The technical aspects are no slouch as all the elements are wonderfully balanced & work together in harmony to silently uplift the look & feel of the story. Its staging of shots, fluid camerawork, still movements, desaturated colour palette, moody texture & apt lighting brim with layers after layers of intricacy that reveals more on every subsequent viewing. The slow pace allows for much better introspection, and James Newton Howard contributes with a score that’s as fitting as it is memorable.

Coming to the acting department, Unbreakable features fabulous leads in Bruce Willis & Samuel L. Jackson, with Robin Wright in supporting role, and all of them chip in with excellent performances. The characterisation part itself is so expertly handled in the script that it provides a solid platform for the actors to build their act upon, and although Jackson goes a little overboard at times, Willis delivers with a very low-key & down-to-earth input that easily ranks amongst his finest on-screen performances.

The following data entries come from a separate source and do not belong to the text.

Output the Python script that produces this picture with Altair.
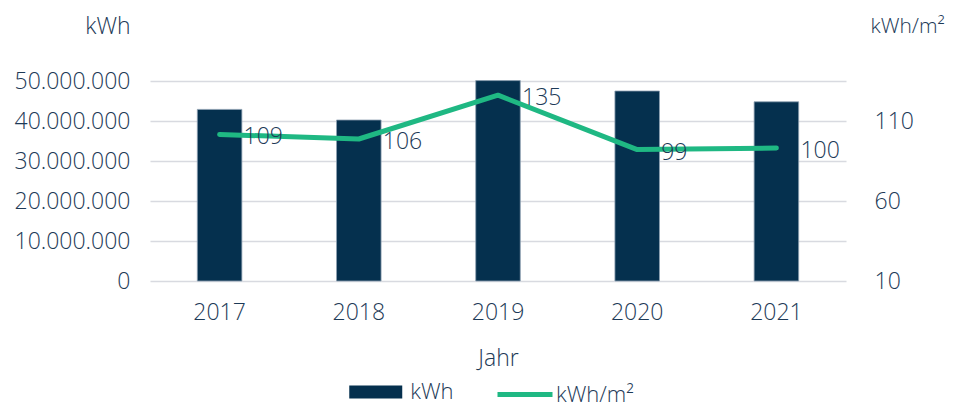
import altair as alt
import pandas as pd

# ---- data ----
years = ["2017", "2018", "2019", "2020", "2021"]
kwh = [42900000, 40250000, 50100000, 47500000, 44800000]
kwh_m2 = [109, 106, 135, 99, 100]
left_ticks = [0, 10000000, 20000000, 30000000, 40000000, 50000000]
right_ticks = [10, 60, 110]
series = ["kWh", "kWh/m²"]

df = pd.DataFrame({
    "Jahr": years,
    "kWh": kwh,
    "kWh_m2": kwh_m2,
    "s_bar": [series[0]] * len(years),
    "s_line": [series[1]] * len(years),
})
right_df = pd.DataFrame({"v": right_ticks})

FONT = "Open Sans"
TXT = "#1d3a57"
NAVY = "#05304e"
GREEN = "#1fb883"
GRID = "#d8dae0"
FS = 23
FW = 300

x_enc = alt.X(
    "Jahr:N",
    sort=years,
    scale=alt.Scale(paddingInner=0.68, paddingOuter=0.34),
    axis=alt.Axis(
        title="Jahr", labelAngle=0, domain=False, ticks=False, tickSize=0,
        labelPadding=20, grid=False, titleY=66, titleBaseline="top",
    ),
)

bars = alt.Chart(df).mark_bar(stroke="#8d9fb1", strokeWidth=0.8).encode(
    x=x_enc,
    y=alt.Y(
        "kWh:Q",
        scale=alt.Scale(domain=[0, 50000000], nice=False),
        axis=alt.Axis(
            values=left_ticks, title="kWh", orient="left",
            labelExpr="replace(replace(format(datum.value, ','), ',', '.'), ',', '.')",
            domain=False, ticks=False, tickSize=0, labelPadding=20,
            grid=True, gridColor=GRID, gridWidth=1.6,
            titleAngle=0, titleX=-20, titleY=-55, titleAlign="right", titleBaseline="middle",
        ),
    ),
    fill=alt.Fill(
        "s_bar:N",
        scale=alt.Scale(domain=[series[0]], range=[NAVY]),
        legend=alt.Legend(
            title=None, orient="none", legendX=212.25, legendY=297.5,
            symbolType="M-2,-0.5H2V0.5H-2Z", symbolSize=702, symbolStrokeWidth=0,
            labelOffset=21,
        ),
    ),
)

line_scale = alt.Scale(domain=[12, 144.4], nice=False, zero=False)

line = alt.Chart(df).mark_line(strokeWidth=5, strokeCap="round", strokeJoin="round").encode(
    x=x_enc,
    y=alt.Y("kWh_m2:Q", scale=line_scale, axis=None),
    stroke=alt.Stroke(
        "s_line:N",
        scale=alt.Scale(domain=[series[1]], range=[GREEN]),
        legend=alt.Legend(
            title=None, orient="none", legendX=345, legendY=283.5,
            symbolType="stroke", symbolSize=3025, symbolStrokeWidth=5,
            labelOffset=1,
        ),
    ),
)

labels = alt.Chart(df).mark_text(
    align="left", baseline="middle", dx=24, dy=3, fontSize=FS, font=FONT,
    fontWeight=FW, color=TXT,
).encode(
    x=x_enc,
    y=alt.Y("kWh_m2:Q", scale=line_scale, axis=None),
    text=alt.Text("kWh_m2:Q"),
)

right_axis = alt.Chart(right_df).mark_point(opacity=0).encode(
    y=alt.Y(
        "v:Q",
        scale=alt.Scale(domain=[10, 135], nice=False, zero=False),
        axis=alt.Axis(
            orient="right", values=right_ticks, title="kWh/m²",
            domain=False, ticks=False, tickSize=0, labelPadding=28, grid=False,
            titleAngle=0, titleX=24, titleY=-55, titleAlign="left", titleBaseline="middle",
            titleFontSize=21,
        ),
    ),
)

chart = alt.layer(bars, line, labels, right_axis).resolve_scale(
    y="independent"
).properties(
    width=696,
    height=200,
    autosize=alt.AutoSizeParams(type="none"),
    padding={"left": 142, "top": 73, "right": 103, "bottom": 125},
).configure(
    font=FONT,
).configure_view(
    stroke=None,
).configure_axis(
    labelFont=FONT, titleFont=FONT, labelFontSize=FS, titleFontSize=FS,
    labelColor=TXT, titleColor=TXT, titleFontWeight=FW, labelFontWeight=FW,
).configure_legend(
    labelFont=FONT, labelFontSize=22, labelColor=TXT, labelFontWeight=FW, padding=0,
)

chart.save("out.html", embed_options={"renderer": "svg", "actions": False})
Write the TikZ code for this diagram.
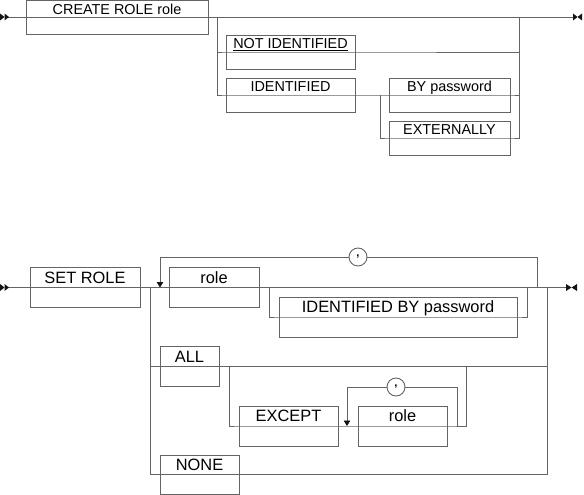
\documentclass[tikz,border=0pt]{standalone}
\usepackage{fontspec}
\setmainfont{Liberation Sans}
\usetikzlibrary{arrows.meta}
\definecolor{linec}{RGB}{100,100,100}
\definecolor{markc}{RGB}{20,20,20}
\tikzset{
  rrline/.style={draw=linec, line width=0.9pt},
  rrbx/.style={draw=linec, line width=0.9pt, rectangle, inner sep=0pt},
  rrtxt/.style={anchor=base, inner sep=0pt, text=black},
  commacirc/.style={draw=linec, line width=0.9pt, circle, minimum size=18pt, inner sep=0pt, font=\fontsize{11}{11}\selectfont\bfseries},
  looparrow/.style={rrline, -{Triangle[width=6.5pt,length=5.5pt,color=markc]}},
  endmark/.style={fill=markc, draw=none}
}
\newcommand\rrbox[7]{%
  \node[rrbx, minimum width={#4-#2}, minimum height={#5-#3}] (#1) at ({(#2+#4)/2},{(#3+#5)/2}) {};
  \node[rrtxt, font=\fontsize{#6}{#6}\selectfont] (#1-t) at ({(#2+#4)/2},{#3+(#5-#3)/4+0.358*#6}) {#7};
}
\begin{document}
\begin{tikzpicture}[x=1pt,y=-1pt]
\useasboundingbox (0,0) rectangle (584,495);

% ---------------- top diagram ----------------
\rrbox{create}{26}{0.5}{208}{34}{14.4}{CREATE ROLE role}
\rrbox{notid}{226}{35}{355}{69}{14.4}{\underline{NOT IDENTIFIED}}
\rrbox{ident}{226}{78}{355}{112}{14.4}{IDENTIFIED}
\rrbox{bypw}{389}{78}{510}{112}{14.4}{BY password}
\rrbox{ext}{389}{121}{510}{155}{14.4}{EXTERNALLY}

\coordinate (t-start) at (8,17);
\coordinate (t-end) at (574,17);
\coordinate (t-bl) at (217,17);
\coordinate (t-br) at (519,17);
\coordinate (t-ij) at (380,95);

\draw[rrline] (t-start) -- (t-end);
\draw[rrline] (t-bl) |- (notid.west) -- (notid.east) -| (t-br);
\draw[rrline] (t-bl) |- (ident.west) -- (bypw.east) -| (t-br);
\draw[rrline] (t-ij) |- (ext.west) -- (ext.east) -| (t-br);

\fill[endmark] (0,13.5) -- (4.5,17) -- (0,20.5) -- cycle;
\fill[endmark] (4.5,13.5) -- (9,17) -- (4.5,20.5) -- cycle;
\fill[endmark] (573,13.5) -- (577.5,17) -- (573,20.5) -- cycle;
\fill[endmark] (582,13.5) -- (577.5,17) -- (582,20.5) -- cycle;

% ---------------- bottom diagram ----------------
\rrbox{setrole}{30}{267.5}{140}{307.5}{16.4}{SET ROLE}
\rrbox{role1}{169}{267.5}{259}{307.5}{16.4}{role}
\rrbox{idbypw}{279}{297}{517}{337}{16.4}{IDENTIFIED BY password}
\rrbox{all}{160}{346.5}{219}{386.5}{16.4}{ALL}
\rrbox{except}{239}{406}{338}{446}{16.4}{EXCEPT}
\rrbox{role2}{358}{406}{447}{446}{16.4}{role}
\rrbox{none}{160}{455}{239}{494.5}{16.4}{NONE}

\node[commacirc] (comma1) at (358,257) {\raisebox{2pt}{,}};
\node[commacirc] (comma2) at (396,387) {\raisebox{2pt}{,}};

\coordinate (b-start) at (8,287.5);
\coordinate (b-end) at (566,287.5);
\coordinate (b-l) at (150,287.5);
\coordinate (b-r) at (547,287.5);
\coordinate (lp-l) at (160,287.5);
\coordinate (lp-r) at (537,287.5);
\coordinate (op-l) at (269,287.5);
\coordinate (op-r) at (527,287.5);
\coordinate (ex-l) at (229,366.5);
\coordinate (ex-r) at (466,366.5);
\coordinate (l2-l) at (347,426);
\coordinate (l2-r) at (457,426);

\draw[rrline] (b-start) -- (b-end);
\draw[looparrow] (lp-r) |- (comma1.east) (comma1.west) -| (lp-l);
\draw[rrline] (op-l) |- (idbypw.west) -- (idbypw.east) -| (op-r);
\draw[rrline] (b-l) |- (all.west) -- (all.east) -| (b-r);
\draw[rrline] (ex-l) |- (except.west) -- (role2.east) -| (ex-r);
\draw[looparrow] (l2-r) |- (comma2.east) (comma2.west) -| (l2-l);
\draw[rrline] (b-l) |- (none.west) -- (none.east) -| (b-r);

\fill[endmark] (0,284) -- (4.5,287.5) -- (0,291) -- cycle;
\fill[endmark] (4.5,284) -- (9,287.5) -- (4.5,291) -- cycle;
\fill[endmark] (566,284) -- (571.5,287.5) -- (566,291) -- cycle;
\fill[endmark] (577,284) -- (571.5,287.5) -- (577,291) -- cycle;
\end{tikzpicture}
\end{document}
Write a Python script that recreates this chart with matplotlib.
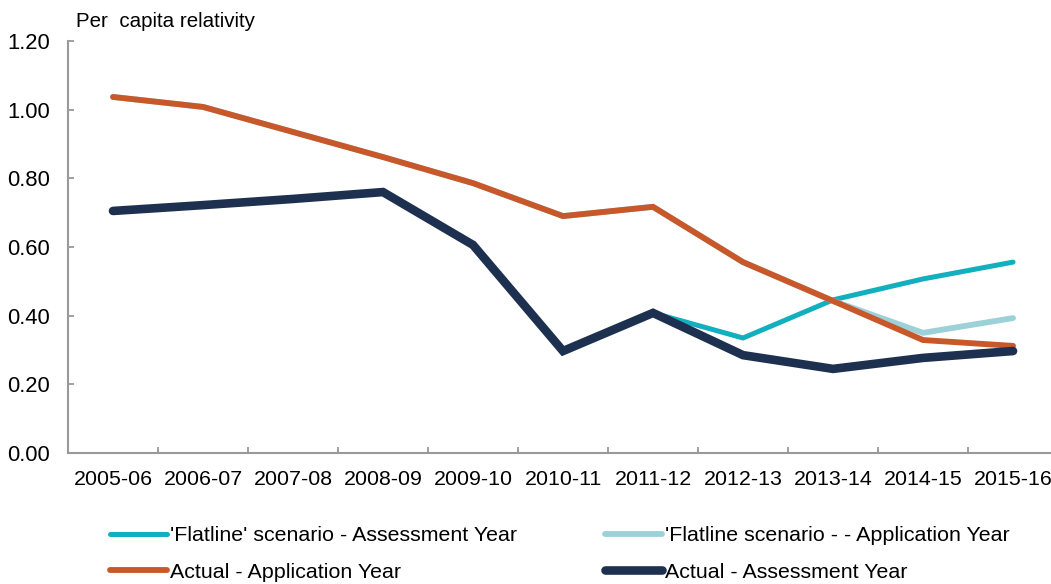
import matplotlib.pyplot as plt
import numpy as np

plt.rcParams['font.family'] = ['Liberation Sans', 'DejaVu Sans']

years = ['2005-06', '2006-07', '2007-08', '2008-09', '2009-10', '2010-11',
         '2011-12', '2012-13', '2013-14', '2014-15', '2015-16']

actual_assess = [0.705, 0.722, 0.740, 0.760, 0.606, 0.297, 0.408, 0.285, 0.245, 0.277, 0.297]
actual_app = [1.037, 1.008, 0.935, 0.862, 0.786, 0.690, 0.717, 0.556, 0.443, 0.329, 0.312]
flat_assess = [0.705, 0.722, 0.740, 0.760, 0.606, 0.297, 0.408, 0.335, 0.446, 0.507, 0.556]
flat_app = [1.037, 1.008, 0.935, 0.862, 0.786, 0.690, 0.717, 0.556, 0.443, 0.350, 0.393]

c_teal = '#12AFBE'
c_light = '#9DD1DA'
c_orange = '#C8572A'
c_navy = '#1E3050'

fig = plt.figure(figsize=(10.51, 5.84), dpi=100)
ax = fig.add_axes([0.0647, 0.2243, 0.942, 0.7055])

x = np.arange(len(years))
l1, = ax.plot(x, flat_assess, color=c_teal, lw=3.6, solid_capstyle='round', solid_joinstyle='miter',
              label="'Flatline' scenario - Assessment Year")
l2, = ax.plot(x, flat_app, color=c_light, lw=4.2, solid_capstyle='round', solid_joinstyle='miter',
              label="'Flatline scenario - - Application Year")
l3, = ax.plot(x, actual_app, color=c_orange, lw=4.2, solid_capstyle='round', solid_joinstyle='miter',
              label='Actual - Application Year')
l4, = ax.plot(x, actual_assess, color=c_navy, lw=6.2, solid_capstyle='round', solid_joinstyle='miter',
              label='Actual - Assessment Year')

ax.set_xlim(-0.5, len(years) - 0.5)
ax.set_ylim(0, 1.2)
ax.set_yticks(np.arange(0, 1.21, 0.2))
ax.set_yticklabels(['%.2f' % v for v in np.arange(0, 1.21, 0.2)], fontsize=15.8)
ax.set_xticks(x)
ax.set_xticklabels(years, fontsize=15.4)
ax.set_xticks(np.arange(0.5, len(years) - 1, 1), minor=True)
ax.tick_params(axis='x', which='major', length=0, pad=12)
ax.tick_params(axis='x', which='minor', direction='in', length=4, color='#999999', width=1.3)
ax.tick_params(axis='y', direction='in', length=4, color='#999999', width=1.3, pad=13)

for s in ['top', 'right']:
    ax.spines[s].set_visible(False)
for s in ['left', 'bottom']:
    ax.spines[s].set_color('#999999')
    ax.spines[s].set_linewidth(1.5)

fig.text(0.072, 0.963, 'Per  capita relativity', fontsize=14.8, va='center', ha='left')

leg_kw = dict(loc='center left', frameon=False, fontsize=15.4, handlelength=2.66,
              handletextpad=0.14, labelspacing=0.8, borderpad=0, borderaxespad=0)
fig.legend(handles=[l1, l3], bbox_to_anchor=(110 / 1051, 1 - 554 / 584), **leg_kw)
fig.legend(handles=[l2, l4], bbox_to_anchor=(605 / 1051, 1 - 554 / 584), **leg_kw)

fig.savefig('out.png', dpi=100)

On an overall scale, Unbreakable is one of the most clever & original ideas to grace its genre and is every bit worthy of the strong cult following it has garnered over the years. A remarkable feat that explores the comic book archetypes with its distinct visual style & unconventional narration, the film makes more sense in today’s age of big-budget, effects-driven & spectacle-laden superhero blockbusters than it did at its time of release, and its relevance will continue to grow in the years to come. Undeniably amongst the most underappreciated works of 21st century cinema and certainly one of the best comic book films in existence, Unbreakable isn’t just M. Night Shyamalan’s finest directional effort that was far ahead of its time but may as well be his magnum opus. Thoroughly recommended. Multiple viewings advised.